Il petrolio italiano

Siccome uno dei cavalli di battaglia di chi, masochisticamente, pensa che l’Italia debba essere il Bel Paese del Gran Tour, delle esportazioni del “made in Italy” e, contraddittoriamente, dell’euro (moneta che svantaggia l’export), propongo alla vostra attenzione quest’interessantissimo libretto di Franco Bandini, pubblicato da Longanesi nel 1955.
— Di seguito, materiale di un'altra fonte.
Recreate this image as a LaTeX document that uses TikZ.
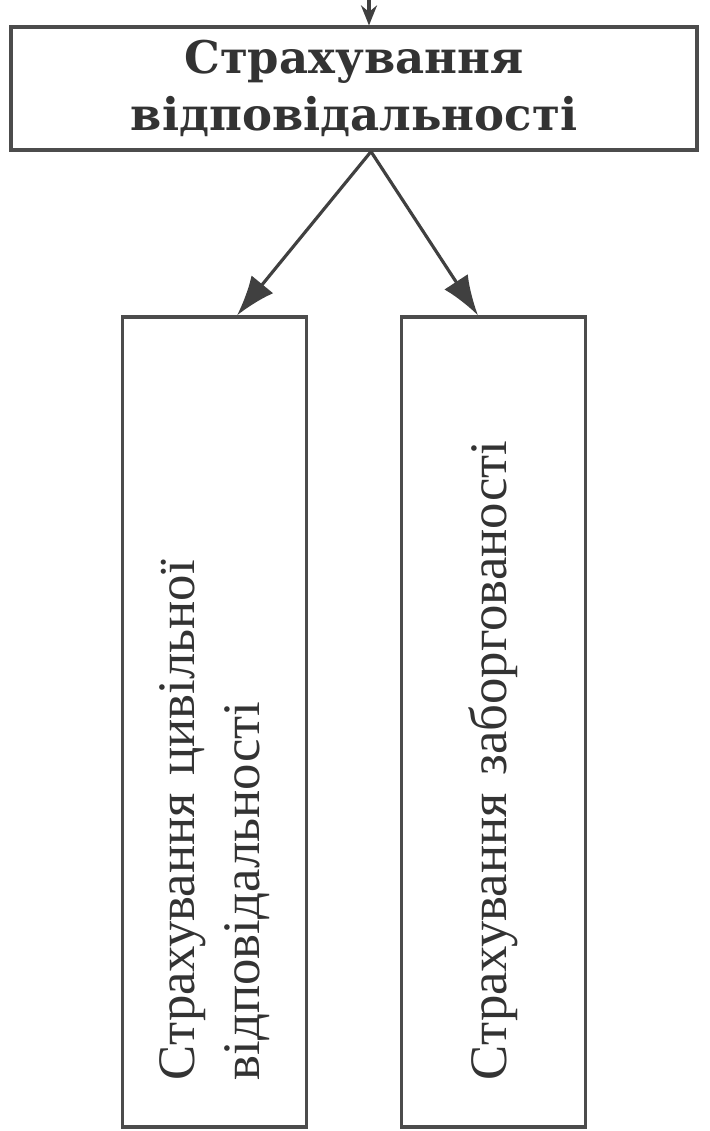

Pubblichiamo qui un commento di Gianfranco Bilancini:

I pozzi italiani sono considerati i più ricchi dell’europa continentale. Le prime avvisaglie sorsero all’epoca del delitto Matteotti ma fu nel dopo guerra che iniziarono le prospezioni. I primi pozzi furono quelli siciliani poi negli anni 70/80 ci fu la scoperta di quelli della Basilicata. Fin qui niente di nuovo, il bello viene dopo quando ci si rese conto della loro ricchezza. La prima mossa fu quella di non aprire ulteriori pozzi oltre quelli già esplorati, la scusa? sono riserva strategica. La seconda mossa fu quella di cedere (perché poi) almeno il 25% del pacchetto azionario all’Inghilterra e chi si oppose fu allontanato. Possiamo essere autonomi come carburanti e venderne il surplus ma niente da fare: è preferibile acquistare all’estero, pagare, riscuoterne le accise ed amen. Da non sottovalutare che una incentivazione delle sorgenti alternative (soprattutto al sud) non solo renderebbe l’aria meno inquinata ma aumenterebbe il rateo di vendita con tanto di ricavi. Sappiamo bene che nessuno metterà mano a questo per le solite ovvie ragioni. Per inciso avete presente cosa avrebbe significato per l’Italia godere dei privilegi petroliferi in Libia, avere petrolio dalla Sicilia e dalla Basilicata?